**Written task**
Produce a word-for-word copy of the listing below without its pictures.

--- BEGIN Source excerpt ---

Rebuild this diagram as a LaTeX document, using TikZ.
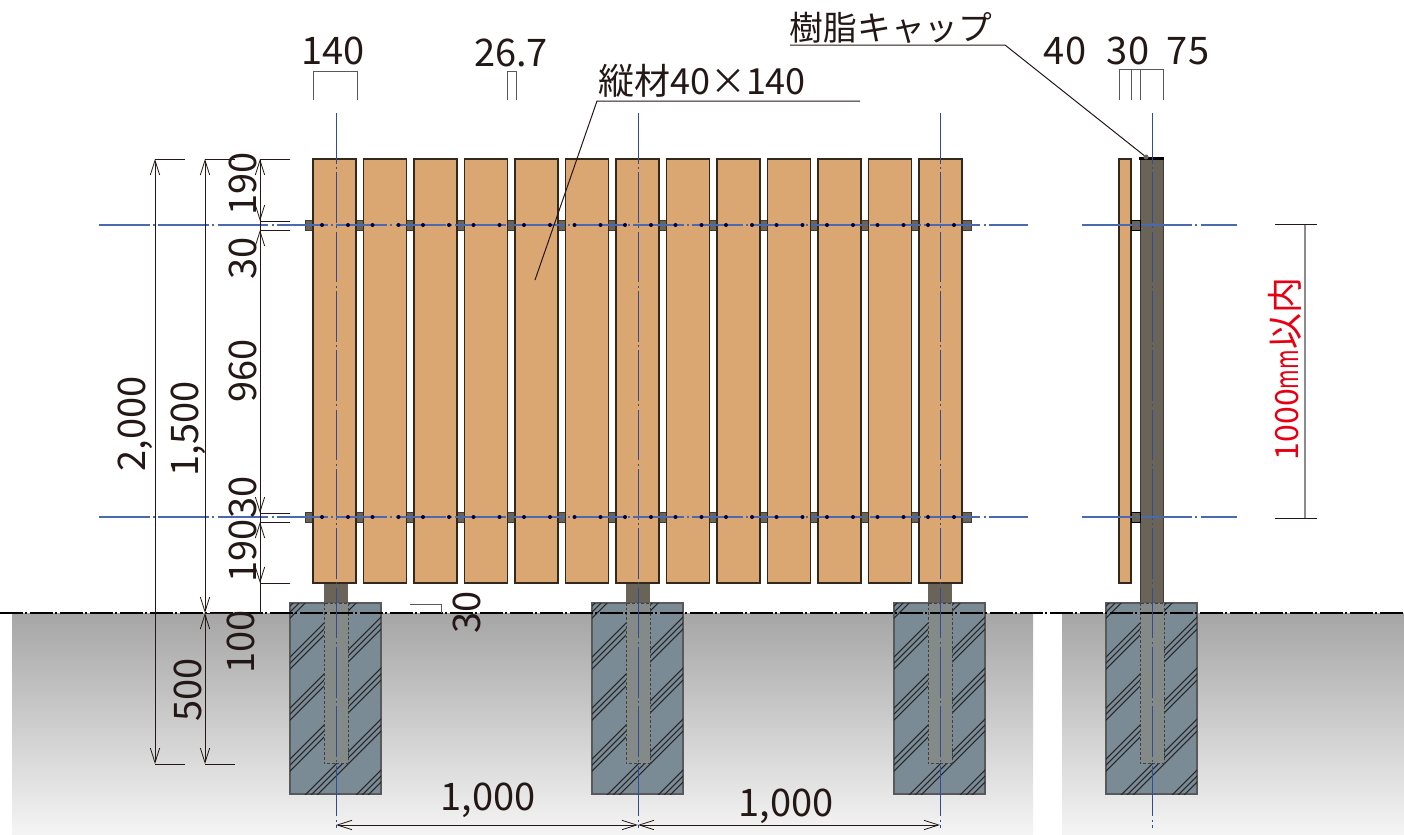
\documentclass[tikz,border=0pt]{standalone}
\usepackage{fontspec}
\setmainfont{Noto Sans CJK JP}
\usepackage{xcolor}
\usetikzlibrary{arrows.meta,positioning}
\definecolor{woodfill}{RGB}{218,166,114}
\definecolor{woodline}{RGB}{50,40,30}
\definecolor{postfill}{RGB}{106,99,88}
\definecolor{footfill}{RGB}{122,139,150}
\definecolor{corefill}{RGB}{132,138,136}
\definecolor{axisblue}{RGB}{50,75,150}
\definecolor{axislight}{RGB}{75,105,175}
\definecolor{dimline}{RGB}{35,24,21}
\definecolor{redlabel}{RGB}{230,0,18}
\tikzstyle{slatbox} = [draw=woodline, fill=woodfill, line width=0.8pt]
\tikzstyle{postbox} = [draw=postfill!60!black, fill=postfill, line width=0.7pt]
\tikzstyle{axis} = [draw=axisblue, line width=0.6pt, dash pattern=on 38pt off 2.5pt on 1.5pt off 2.5pt]
\tikzstyle{axisflat} = [axis, draw=axislight, line width=0.9pt]
\tikzstyle{dim} = [draw=dimline, line width=0.75pt, >={Straight Barb[length=11pt,width=7pt,line width=0.6pt]}]
\tikzstyle{dimtext} = [text=dimline, font=\fontsize{28.5}{28.5}\selectfont, inner sep=0pt]
\begin{document}
\begin{tikzpicture}[x=0.75pt,y=-0.75pt]
\useasboundingbox (0,0) rectangle (1404,835);

% Ground
\shade[top color=black!35, bottom color=black!4] (12,613) rectangle (1033,835);
\shade[top color=black!35, bottom color=black!4] (1062,613) rectangle (1404,835);

% Rails and front posts
\foreach \px in {336,638,940} {
  \fill[postfill] (\px-12,583) rectangle (\px+12,604);
}
\foreach \ry in {225,517} {
  \draw[postbox] (305,\ry-5) rectangle (971,\ry+5);
}

% Slats
\foreach \sx in {313,363.5,414,464.5,515,565.5,616,666.5,717,767.5,818,868.5,919} {
  \draw[slatbox] (\sx,159) rectangle (\sx+43,583);
}

% Side view
\draw[slatbox] (1119,159) rectangle (1131,583);
\draw[postbox] (1140,159) rectangle (1163,604);
\foreach \ry in {225,517} {
  \draw[postbox, draw=black] (1131,\ry-5) rectangle (1140,\ry+5);
}
\fill[black] (1139,157) rectangle (1164,160);

% Footings
\foreach \fx in {336,638,940,1152} {
  \begin{scope}
    \draw[fill=footfill, draw=black!65, line width=0.8pt] (\fx-46,603) rectangle (\fx+45,794);
    \clip (\fx-46,603) rectangle (\fx+45,794);
    \foreach \hc in {566,617,668,719,770,821} {
      \foreach \hd in {-6,0,6} {
        \draw[black!85, line width=0.8pt] (\fx-60,\hc+\hd+60) -- (\fx+60,\hc+\hd-60);
      }
    }
  \end{scope}
  \draw[fill=corefill, draw=black!75, line width=0.7pt, dash pattern=on 2pt off 1.5pt] (\fx-12,603) rectangle (\fx+12,763);
}
\draw[line width=0.8pt, draw=black, dash pattern=on 17pt off 2pt on 1.5pt off 2pt] (0,613) -- (1404,613);

% Center lines
\foreach \cx in {336,638,940,1152} {
  \draw[axis] (\cx,113) -- (\cx,828);
}
\draw[axisflat] (99,225) -- (1028,225);
\draw[axisflat] (99,517) -- (1028,517);
\draw[axisflat] (1082,225) -- (1237,225);
\draw[axisflat] (1082,517) -- (1237,517);

% Rail screws
\foreach \sx in {313,363.5,414,464.5,515,565.5,616,666.5,717,767.5,818,868.5,919} {
  \foreach \ry in {225,517} {
    \fill[black!75!blue] (\sx+9,\ry) circle (2);
    \fill[black!75!blue] (\sx+35,\ry) circle (2);
  }
}

% Dimension lines left
\draw[dim, <->] (155,159) -- (155,764);
\draw[dim, <->] (205,159) -- (205,613);
\draw[dim, <->] (205,613) -- (205,764);
\draw[dim] (260,159) -- (260,613);
\draw[dim, <->] (260,159) -- (260,221);
\draw[dim, <-] (260,230) -- (260,280);
\draw[dim, ->] (260,460) -- (260,513);
\draw[dim, <->] (260,522) -- (260,583);
\draw[dim] (155,159) -- (185,159);
\draw[dim] (205,159) -- (235,159);
\draw[dim] (260,159) -- (290,159);
\draw[dim] (260,221) -- (290,221);
\draw[dim] (260,230) -- (290,230);
\draw[dim] (260,513) -- (290,513);
\draw[dim] (260,522) -- (290,522);
\draw[dim] (260,583) -- (290,583);
\draw[dim] (205,613) -- (235,613);
\draw[dim] (155,764) -- (185,764);
\draw[dim] (205,764) -- (235,764);

% Dimension lines top
\draw[dim, draw=black!65] (313,100) -- (313,71) -- (357,71) -- (357,100);
\draw[dim, draw=black!65] (507,100) -- (507,71) -- (516,71) -- (516,100);
\draw[dim, draw=black!65] (1119,100) -- (1119,69) -- (1163,69) -- (1163,100);
\draw[dim, draw=black!65] (1131,69) -- (1131,100);
\draw[dim, draw=black!65] (1140,69) -- (1140,100);
\draw[dim, draw=black!65] (410,604) -- (441,604) -- (441,613);

% Dimension lines bottom and right
\draw[dim, <->] (336,825) -- (638,825);
\draw[dim, <->] (638,825) -- (940,825);
\draw[dim, draw=black!45, line width=1pt] (1305,224) -- (1305,518);
\draw[dim] (1275,224) -- (1317,224);
\draw[dim] (1275,518) -- (1317,518);

% Labels
\node[dimtext] (w140) at (333,51) {140};
\node[dimtext] (w267) at (511,53) {26.7};
\node[dimtext] (w40) at (1065,51) {40};
\node[dimtext] (w30) at (1128,51) {30};
\node[dimtext] (w75) at (1188,51) {75};
\node[dimtext, rotate=90] (h2000) at (135,424) {2,000};
\node[dimtext, rotate=90] (h1500) at (188,429) {1,500};
\node[dimtext, rotate=90] (h190a) at (243,184) {190};
\node[dimtext, rotate=90] (h30a) at (243,258) {30};
\node[dimtext, rotate=90] (h960) at (243,371) {960};
\node[dimtext, rotate=90] (h30b) at (243,497) {30};
\node[dimtext, rotate=90] (h190b) at (243,551) {190};
\node[dimtext, rotate=90] (h100) at (241,642) {100};
\node[dimtext, rotate=90] (h500) at (188,690) {500};
\node[dimtext, rotate=90] (h30c) at (467,612) {30};
\node[dimtext] (s1000a) at (488,800) {1,000};
\node[dimtext] (s1000b) at (786,806) {1,000};
\node[dimtext, rotate=90, text=redlabel, font=\fontsize{24}{24}\selectfont] (limit) at (1285,369) {1000\scalebox{0.66}[1]{mm}{\fontsize{27}{27}\selectfont 以内}};
\node[dimtext, font=\fontsize{27}{27}\selectfont] (slatlabel) at (702,81) {縦材40×140};
\node[dimtext, font=\fontsize{25.3}{25.3}\selectfont] (caplabel) at (891,28) {樹脂キャップ};

% Leaders
\coordinate (capend) at (1146,157);
\coordinate (slatend) at (535,280);
\draw[dim] (790,45) -- (1005,45) -- (capend);
\fill[postfill] (capend) circle (2.5);
\draw[dim] (860,101) -- (597,101) -- (slatend);
\end{tikzpicture}
\end{document}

--- END Source excerpt ---

**Result**
Rebuild this diagram as a LaTeX document, using TikZ.
\documentclass[tikz,border=0pt]{standalone}
\usepackage{fontspec}
\setmainfont{Noto Sans CJK JP}
\usepackage{xcolor}
\usetikzlibrary{arrows.meta,positioning}
\definecolor{woodfill}{RGB}{218,166,114}
\definecolor{woodline}{RGB}{50,40,30}
\definecolor{postfill}{RGB}{106,99,88}
\definecolor{footfill}{RGB}{122,139,150}
\definecolor{corefill}{RGB}{132,138,136}
\definecolor{axisblue}{RGB}{50,75,150}
\definecolor{axislight}{RGB}{75,105,175}
\definecolor{dimline}{RGB}{35,24,21}
\definecolor{redlabel}{RGB}{230,0,18}
\tikzstyle{slatbox} = [draw=woodline, fill=woodfill, line width=0.8pt]
\tikzstyle{postbox} = [draw=postfill!60!black, fill=postfill, line width=0.7pt]
\tikzstyle{axis} = [draw=axisblue, line width=0.6pt, dash pattern=on 38pt off 2.5pt on 1.5pt off 2.5pt]
\tikzstyle{axisflat} = [axis, draw=axislight, line width=0.9pt]
\tikzstyle{dim} = [draw=dimline, line width=0.75pt, >={Straight Barb[length=11pt,width=7pt,line width=0.6pt]}]
\tikzstyle{dimtext} = [text=dimline, font=\fontsize{28.5}{28.5}\selectfont, inner sep=0pt]
\begin{document}
\begin{tikzpicture}[x=0.75pt,y=-0.75pt]
\useasboundingbox (0,0) rectangle (1404,835);

% Ground
\shade[top color=black!35, bottom color=black!4] (12,613) rectangle (1033,835);
\shade[top color=black!35, bottom color=black!4] (1062,613) rectangle (1404,835);

% Rails and front posts
\foreach \px in {336,638,940} {
  \fill[postfill] (\px-12,583) rectangle (\px+12,604);
}
\foreach \ry in {225,517} {
  \draw[postbox] (305,\ry-5) rectangle (971,\ry+5);
}

% Slats
\foreach \sx in {313,363.5,414,464.5,515,565.5,616,666.5,717,767.5,818,868.5,919} {
  \draw[slatbox] (\sx,159) rectangle (\sx+43,583);
}

% Side view
\draw[slatbox] (1119,159) rectangle (1131,583);
\draw[postbox] (1140,159) rectangle (1163,604);
\foreach \ry in {225,517} {
  \draw[postbox, draw=black] (1131,\ry-5) rectangle (1140,\ry+5);
}
\fill[black] (1139,157) rectangle (1164,160);

% Footings
\foreach \fx in {336,638,940,1152} {
  \begin{scope}
    \draw[fill=footfill, draw=black!65, line width=0.8pt] (\fx-46,603) rectangle (\fx+45,794);
    \clip (\fx-46,603) rectangle (\fx+45,794);
    \foreach \hc in {566,617,668,719,770,821} {
      \foreach \hd in {-6,0,6} {
        \draw[black!85, line width=0.8pt] (\fx-60,\hc+\hd+60) -- (\fx+60,\hc+\hd-60);
      }
    }
  \end{scope}
  \draw[fill=corefill, draw=black!75, line width=0.7pt, dash pattern=on 2pt off 1.5pt] (\fx-12,603) rectangle (\fx+12,763);
}
\draw[line width=0.8pt, draw=black, dash pattern=on 17pt off 2pt on 1.5pt off 2pt] (0,613) -- (1404,613);

% Center lines
\foreach \cx in {336,638,940,1152} {
  \draw[axis] (\cx,113) -- (\cx,828);
}
\draw[axisflat] (99,225) -- (1028,225);
\draw[axisflat] (99,517) -- (1028,517);
\draw[axisflat] (1082,225) -- (1237,225);
\draw[axisflat] (1082,517) -- (1237,517);

% Rail screws
\foreach \sx in {313,363.5,414,464.5,515,565.5,616,666.5,717,767.5,818,868.5,919} {
  \foreach \ry in {225,517} {
    \fill[black!75!blue] (\sx+9,\ry) circle (2);
    \fill[black!75!blue] (\sx+35,\ry) circle (2);
  }
}

% Dimension lines left
\draw[dim, <->] (155,159) -- (155,764);
\draw[dim, <->] (205,159) -- (205,613);
\draw[dim, <->] (205,613) -- (205,764);
\draw[dim] (260,159) -- (260,613);
\draw[dim, <->] (260,159) -- (260,221);
\draw[dim, <-] (260,230) -- (260,280);
\draw[dim, ->] (260,460) -- (260,513);
\draw[dim, <->] (260,522) -- (260,583);
\draw[dim] (155,159) -- (185,159);
\draw[dim] (205,159) -- (235,159);
\draw[dim] (260,159) -- (290,159);
\draw[dim] (260,221) -- (290,221);
\draw[dim] (260,230) -- (290,230);
\draw[dim] (260,513) -- (290,513);
\draw[dim] (260,522) -- (290,522);
\draw[dim] (260,583) -- (290,583);
\draw[dim] (205,613) -- (235,613);
\draw[dim] (155,764) -- (185,764);
\draw[dim] (205,764) -- (235,764);

% Dimension lines top
\draw[dim, draw=black!65] (313,100) -- (313,71) -- (357,71) -- (357,100);
\draw[dim, draw=black!65] (507,100) -- (507,71) -- (516,71) -- (516,100);
\draw[dim, draw=black!65] (1119,100) -- (1119,69) -- (1163,69) -- (1163,100);
\draw[dim, draw=black!65] (1131,69) -- (1131,100);
\draw[dim, draw=black!65] (1140,69) -- (1140,100);
\draw[dim, draw=black!65] (410,604) -- (441,604) -- (441,613);

% Dimension lines bottom and right
\draw[dim, <->] (336,825) -- (638,825);
\draw[dim, <->] (638,825) -- (940,825);
\draw[dim, draw=black!45, line width=1pt] (1305,224) -- (1305,518);
\draw[dim] (1275,224) -- (1317,224);
\draw[dim] (1275,518) -- (1317,518);

% Labels
\node[dimtext] (w140) at (333,51) {140};
\node[dimtext] (w267) at (511,53) {26.7};
\node[dimtext] (w40) at (1065,51) {40};
\node[dimtext] (w30) at (1128,51) {30};
\node[dimtext] (w75) at (1188,51) {75};
\node[dimtext, rotate=90] (h2000) at (135,424) {2,000};
\node[dimtext, rotate=90] (h1500) at (188,429) {1,500};
\node[dimtext, rotate=90] (h190a) at (243,184) {190};
\node[dimtext, rotate=90] (h30a) at (243,258) {30};
\node[dimtext, rotate=90] (h960) at (243,371) {960};
\node[dimtext, rotate=90] (h30b) at (243,497) {30};
\node[dimtext, rotate=90] (h190b) at (243,551) {190};
\node[dimtext, rotate=90] (h100) at (241,642) {100};
\node[dimtext, rotate=90] (h500) at (188,690) {500};
\node[dimtext, rotate=90] (h30c) at (467,612) {30};
\node[dimtext] (s1000a) at (488,800) {1,000};
\node[dimtext] (s1000b) at (786,806) {1,000};
\node[dimtext, rotate=90, text=redlabel, font=\fontsize{24}{24}\selectfont] (limit) at (1285,369) {1000\scalebox{0.66}[1]{mm}{\fontsize{27}{27}\selectfont 以内}};
\node[dimtext, font=\fontsize{27}{27}\selectfont] (slatlabel) at (702,81) {縦材40×140};
\node[dimtext, font=\fontsize{25.3}{25.3}\selectfont] (caplabel) at (891,28) {樹脂キャップ};

% Leaders
\coordinate (capend) at (1146,157);
\coordinate (slatend) at (535,280);
\draw[dim] (790,45) -- (1005,45) -- (capend);
\fill[postfill] (capend) circle (2.5);
\draw[dim] (860,101) -- (597,101) -- (slatend);
\end{tikzpicture}
\end{document}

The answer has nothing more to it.